Abdoulaye Konaté est
connu pour ses sculptures textiles composées de centaines d’amulettes évoquant la tenue des chasseurs Dozo ou des
musiciens sénoufo. Les années ont passé et l’artiste a approfondi cette
démarche tout en se renouvelant. Son expo à la Dakart 2014 prouve que l’artiste africain n‘est ni
condamné à émigrer en Occident ni à renier sa culture pour réussir.
Cet artiste plasticien malien sexagénaire qui vit et
travaille à Bamako est actuellement le directeur de l’Institut national des
Arts de Bamako (INA). Fonctionnaire et artiste, il a réussi la prouesse de s’inscrire résolument
dans l’art contemporain tout en puisant dans le fonds culturel et pictural de
l’Afrique pour nourrir son imaginaire.
Dans les années 90, au moment où les
artistes plasticiens utilisaient les artefacts culturels africains comme des
objets d’exotisme, lui exploite les amulettes pour donner de la texture à ses œuvres mais surtout pour évoquer une
Afrique fédérale avec une armée transnationale (les chasseurs dozos) qui ont
existé au 13 siècle avec l’empire du Mandé.
Il fut lauréat du Grand Prix Léopold Sédar Senghor de la biennale de
l’art contemporain (Dak’art) en 1996,
avec une de ses œuvres dénommée Hommage
aux chasseurs du Mandé. Ces
œuvres quasi monochromes, ocre, ont cédé la place à des œuvres plus ouvrées dans la forme et avec une palette chromatique
plus riche.
Ainsi, de sa dernière exposition à l’Institut français de Dakar en
mai 2014, qui regroupe des œuvres de la dernière décennie, on peut dire que son
travail suit deux lignes de rail : la première est une recherche sur la
couleur et le volume, la seconde reste la thématique sociale. En effet, l’épurement des formes et le traitement de la
couleur sont perceptibles dans ces œuvres-là. L’artiste assemble des milliers
de bandelettes de tissu sur un support et varie les
couleurs pour obtenir un effet d’optique.

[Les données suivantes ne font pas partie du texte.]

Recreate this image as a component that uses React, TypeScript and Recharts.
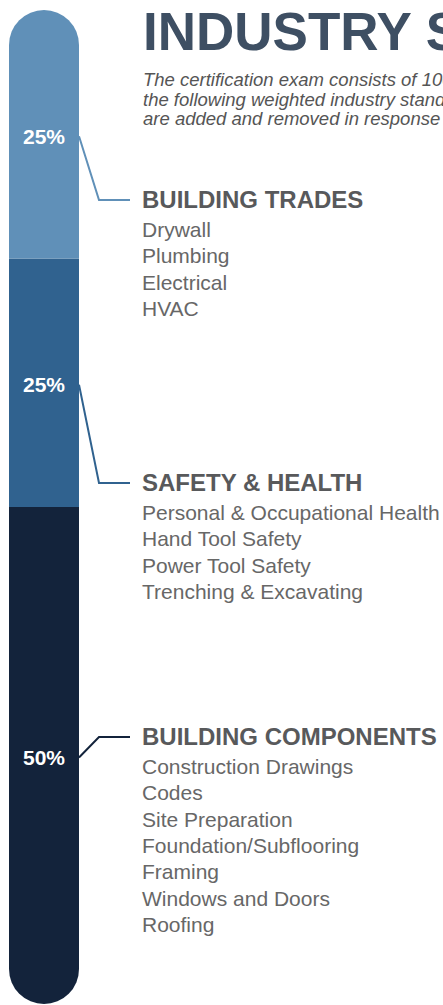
import React from "react";
import { BarChart, Bar, XAxis, YAxis, LabelList } from "recharts";

// exam weighting, bottom of the stack first
const categories = ["Exam"];
const sectionKeys = ["components", "safety", "trades"];
const sectionTitles = ["BUILDING COMPONENTS", "SAFETY & HEALTH", "BUILDING TRADES"];
const sectionWeights = [50, 25, 25];

const componentsTopics = [
  "Construction Drawings",
  "Codes",
  "Site Preparation",
  "Foundation/Subflooring",
  "Framing",
  "Windows and Doors",
  "Roofing",
];
const safetyTopics = [
  "Personal & Occupational Health",
  "Hand Tool Safety",
  "Power Tool Safety",
  "Trenching & Excavating",
];
const tradesTopics = ["Drywall", "Plumbing", "Electrical", "HVAC"];
const sectionTopics = [componentsTopics, safetyTopics, tradesTopics];

const introLines = [
  "The certification exam consists of 100 questions covering",
  "the following weighted industry standards. Standards",
  "are added and removed in response to industry needs.",
];

// look
const colors = ["#13233b", "#30628f", "#6090b8"];
const headingY = [737, 483, 200];
const FONT = "'Liberation Sans', Arial, Helvetica, sans-serif";
const TEXT_X = 142;

const data = categories.map((name) => {
  const row: Record<string, string | number> = { name };
  sectionKeys.forEach((k, i) => (row[k] = sectionWeights[i]));
  return row;
});

function sectionLabel(i: number) {
  return (props: any) => {
    const { x, y, width, height, value } = props;
    const cx = x + width / 2;
    const cy = y + height / 2 + 2;
    const right = x + width;
    const hy = headingY[i];
    return (
      <g>
        <text
          x={cx}
          y={cy}
          textAnchor="middle"
          dominantBaseline="central"
          fill="#ffffff"
          fontFamily={FONT}
          fontWeight={700}
          fontSize={21}
        >
          {value}%
        </text>
        <polyline
          points={`${right},${cy} ${right + 20},${hy} ${right + 51},${hy}`}
          fill="none"
          stroke={colors[i]}
          strokeWidth={2}
        />
        <text x={TEXT_X} y={hy + 8} fill="#58595b" fontFamily={FONT} fontWeight={700} fontSize={24}>
          {sectionTitles[i]}
        </text>
        {sectionTopics[i].map((t, j) => (
          <text key={t} x={TEXT_X} y={hy + 37 + j * 26.3} fill="#676767" fontFamily={FONT} fontSize={21}>
            {t}
          </text>
        ))}
      </g>
    );
  };
}

export default function App() {
  return (
    <div style={{ position: "absolute", left: 0, top: 0, width: 443, height: 1005, overflow: "hidden", background: "#fff" }}>
      <svg width={443} height={1005} style={{ position: "absolute", left: 0, top: 0 }}>
        <text x={143} y={50} fill="#3e4f63" fontFamily={FONT} fontWeight={700} fontSize={53}>
          INDUSTRY STANDARDS
        </text>
        {introLines.map((l, i) => (
          <text key={i} x={143} y={86 + i * 19.5} fill="#555555" fontFamily={FONT} fontStyle="italic" fontSize={18.5}>
            {l}
          </text>
        ))}
      </svg>
      <div style={{ position: "absolute", left: 0, top: 0 }}>
        <BarChart
          width={443}
          height={1005}
          data={data}
          margin={{ top: 10, right: 364, bottom: 1, left: 9 }}
          barCategoryGap={0}
          style={{ overflow: "visible" }}
        >
          <XAxis dataKey="name" hide />
          <YAxis hide domain={[0, 100]} />
          {sectionKeys.map((k, i) => (
            <Bar
              key={k}
              dataKey={k}
              stackId="exam"
              fill={colors[i]}
              isAnimationActive={false}
              radius={i === 0 ? [0, 0, 35, 35] : i === sectionKeys.length - 1 ? [35, 35, 0, 0] : 0}
            >
              <LabelList dataKey={k} content={sectionLabel(i)} />
            </Bar>
          ))}
        </BarChart>
      </div>
    </div>
  );
}
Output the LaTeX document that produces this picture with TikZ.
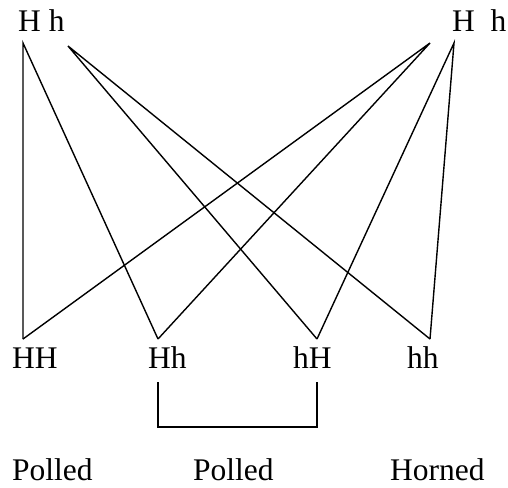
\documentclass[tikz,border=0pt]{standalone}
\usepackage{fontspec}
\setmainfont{Liberation Serif}
\begin{document}
\begin{tikzpicture}[x=1pt,y=-1pt,
  lbl/.style={anchor=base west,inner sep=0pt,font=\fontsize{31.5}{36}\selectfont},
  link/.style={line width=1.4pt,line join=miter}]
\useasboundingbox (0,0) rectangle (508,487);
% top labels
\node[lbl] (tl) at (18,32) {H h};
\node[lbl] (tr) at (452,32) {H\ \ h};
% parent allele points
\coordinate (pH1) at (23,43);
\coordinate (ph1) at (68,46);
\coordinate (pH2) at (430,43);
\coordinate (ph2) at (454,43);
% offspring points
\coordinate (cHH) at (23,339);
\coordinate (cHh) at (158,339);
\coordinate (chH) at (317,339);
\coordinate (chh) at (430,339);
% offspring labels
\node[lbl] (HH) at (12,368) {HH};
\node[lbl] (Hh) at (148,368) {Hh};
\node[lbl] (hH) at (293,368) {hH};
\node[lbl] (hh) at (407,368) {hh};
% connectors
\draw[link] (cHH) -- (pH1) -- (cHh);
\draw[link] (chH) -- (ph1) -- (chh);
\draw[link] (cHH) -- (pH2) -- (cHh);
\draw[link] (chH) -- (ph2) -- (chh);
% bracket
\coordinate (b1) at (158,382);
\coordinate (b2) at (317,382);
\draw[link] (b1) -- (158,427) -| (b2);
% phenotypes
\node[lbl,text depth=0pt] (p1) at (12,480) {Polled};
\node[lbl,text depth=0pt] (p2) at (193,480) {Polled};
\node[lbl,text depth=0pt] (p3) at (390,480) {Horned};
\end{tikzpicture}
\end{document}
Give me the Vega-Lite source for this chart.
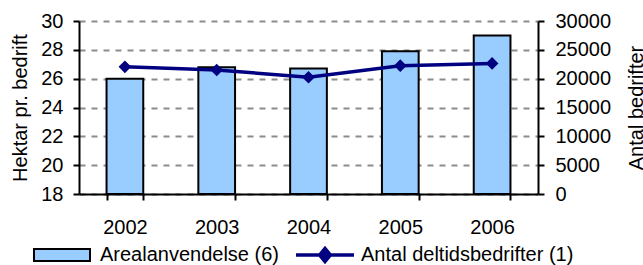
{
  "$schema": "https://vega.github.io/schema/vega-lite/v6.json",
  "autosize": "none",
  "width": 459,
  "height": 173,
  "padding": {"left": 79, "top": 21, "right": 105, "bottom": 71},
  "background": "white",
  "config": {
    "font": "Liberation Sans",
    "view": {"stroke": null},
    "axis": {
      "labelFont": "Liberation Sans",
      "labelFontSize": 20,
      "labelColor": "black",
      "titleFont": "Liberation Sans",
      "titleFontSize": 20,
      "titleFontWeight": "normal",
      "titleColor": "black",
      "domainColor": "black",
      "domainWidth": 2,
      "tickColor": "black",
      "tickWidth": 2,
      "tickSize": 6
    },
    "legend": {
      "labelFont": "Liberation Sans",
      "labelFontSize": 20,
      "labelColor": "black",
      "labelLimit": 400
    }
  },
  "data": {
    "values": [
      {"year": "2002", "areal": 26.0, "antal": 22050},
      {"year": "2003", "areal": 26.8, "antal": 21500},
      {"year": "2004", "areal": 26.7, "antal": 20250},
      {"year": "2005", "areal": 27.9, "antal": 22250},
      {"year": "2006", "areal": 29.0, "antal": 22650}
    ]
  },
  "encoding": {
    "x": {
      "field": "year",
      "type": "nominal",
      "scale": {"paddingInner": 0.6, "paddingOuter": 0.3},
      "axis": {
        "title": null,
        "labelAngle": 0,
        "tickBand": "extent",
        "labelPadding": 17,
        "grid": false
      }
    }
  },
  "layer": [
    {
      "mark": {"type": "bar", "stroke": "black", "strokeWidth": 2},
      "encoding": {
        "y": {
          "field": "areal",
          "type": "quantitative",
          "scale": {"domain": [18, 30], "nice": false, "zero": false},
          "axis": {
            "title": "Hektar pr. bedrift",
            "values": [18, 20, 22, 24, 26, 28, 30],
            "labelPadding": 10,
            "titlePadding": 10,
            "grid": true,
            "gridColor": "#8c8c8c",
            "gridWidth": 2,
            "gridDash": [6, 6]
          }
        },
        "y2": {"datum": 18},
        "color": {
          "datum": "Arealanvendelse (6)",
          "scale": {
            "domain": ["Arealanvendelse (6)"],
            "range": ["#99CCFF"]
          },
          "legend": {
            "title": null,
            "orient": "none",
            "legendX": -49,
            "legendY": 224,
            "direction": "horizontal",
            "symbolSize": 144,
            "symbolOffset": 22,
            "labelOffset": 28,
            "symbolType": "M-4.667,-1H4.667V1H-4.667Z",
            "symbolFillColor": "#99CCFF",
            "symbolStrokeColor": "black",
            "symbolStrokeWidth": 2,
            "symbolOpacity": 1
          }
        }
      }
    },
    {
      "mark": {
        "type": "line",
        "strokeWidth": 3.5,
        "point": {"shape": "diamond", "size": 160, "filled": true, "opacity": 1}
      },
      "encoding": {
        "y": {
          "field": "antal",
          "type": "quantitative",
          "scale": {"domain": [0, 30000], "nice": false},
          "axis": {
            "orient": "right",
            "title": "Antal bedrifter",
            "titleAngle": 270,
            "titleBaseline": "top",
            "values": [0, 5000, 10000, 15000, 20000, 25000, 30000],
            "format": "d",
            "labelPadding": 11,
            "titlePadding": 16,
            "grid": false
          }
        },
        "color": {
          "datum": "Antal deltidsbedrifter (1)",
          "scale": {
            "domain": ["Antal deltidsbedrifter (1)"],
            "range": ["#000080"]
          },
          "legend": {
            "title": null,
            "orient": "none",
            "legendX": 213,
            "legendY": 224,
            "direction": "horizontal",
            "symbolSize": 144,
            "symbolOffset": 23,
            "labelOffset": 26,
            "symbolType": "M-4.83,0H4.83M-0.9,0L0,-1.1L0.9,0L0,1.1Z",
            "symbolFillColor": "#000080",
            "symbolStrokeColor": "#000080",
            "symbolStrokeWidth": 3.5,
            "symbolOpacity": 1
          }
        }
      }
    }
  ],
  "resolve": {"scale": {"y": "independent", "color": "independent"}}
}
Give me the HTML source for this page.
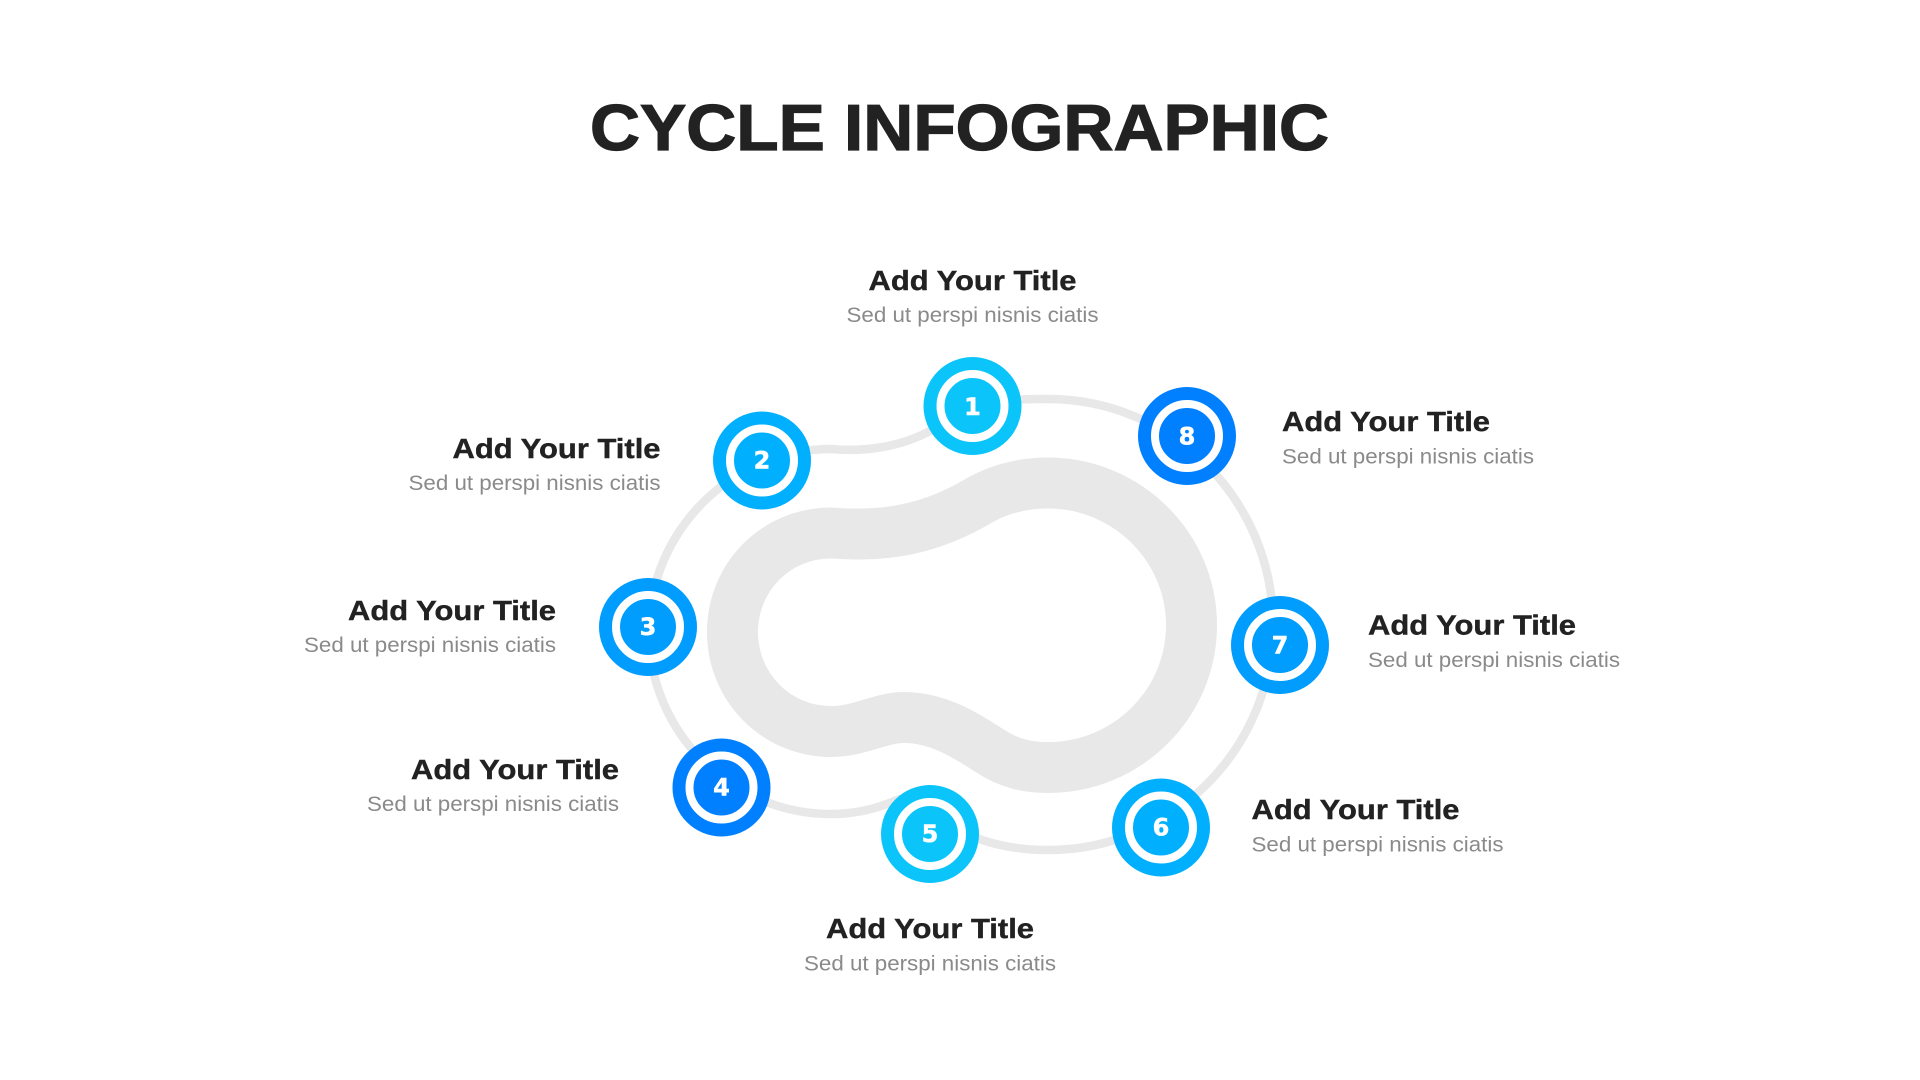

On a des œuvres qui paraissent monochromes
comme ses Compositions et ses Bleus
qui se déclinent en série mais qui sont des dégradés avec d’infimes nuances. Il
y a toujours une couleur dominante
(Blanc, violet, Bleu) mais l’intrusion d’une autre couleur, un rouge ou un blanc, donne à l’ensemble un caractère
énigmatique.
Si l’artiste a évolué
dans ses recherches sur la forme et les couleurs dans ces sculptures de tissus
qui tendent à l’abstrait, il reste
fidèle à son engagement social et expose aussi des créations figuratives qui sont des
appliqués sur tissus. Cette série de toiles évoquent les bruits et les fureurs
du monde. Sur ces toiles au fond blanc, des cimeterres, des minarets et des
croissants lunaires sont ainsi cousus.
On l’aura compris, l’artiste questionne le
monde actuel tant sur le plan politique que spirituel. Ici, la dénonciation de
l’islamisme dans le septentrion malien avec Non
à la Charia à Tombouctou. Gris-gris
pour Israël et la Palestine est une grande toile qui juxtapose le keffieh
palestinien et l’étoile de David, c’est un appel à la paix des braves au
Moyen-Orient.
Quant à Génération
biométrique qui représente un jeune homme, calotte crânienne ouverte, qui tend son cerveau, elle dénonce
l’immigration choisie, ce pillage des cerveaux africains par l’Europe qui fait
suite à l’esclavage et au pillage des ressources géologiques.
Avec cette collection, Abdoulaye Konaté confirme qu’il est un
artiste africain ouvert sur le monde. Il avoue son admiration pour Rembrandt et De Vinci mais c’est dans l’art
des teinturières du Mali, dans celui des tisseuses de pagnes et dans le fonds
culturel bambara qu’il puise pour élaborer une œuvre contemporaine et
profondément africaine. Cet artiste est un modèle pour ceux qui veulent tendre
vers l’universel en creusant leur singularité. Et les artistes africains devraient revenir à
leur patrimoine comme les lamantins vont
boire à la source. Car tel Antée, l’artiste n’acquiert sa puissance
créatrice qu’au contact de sa terre.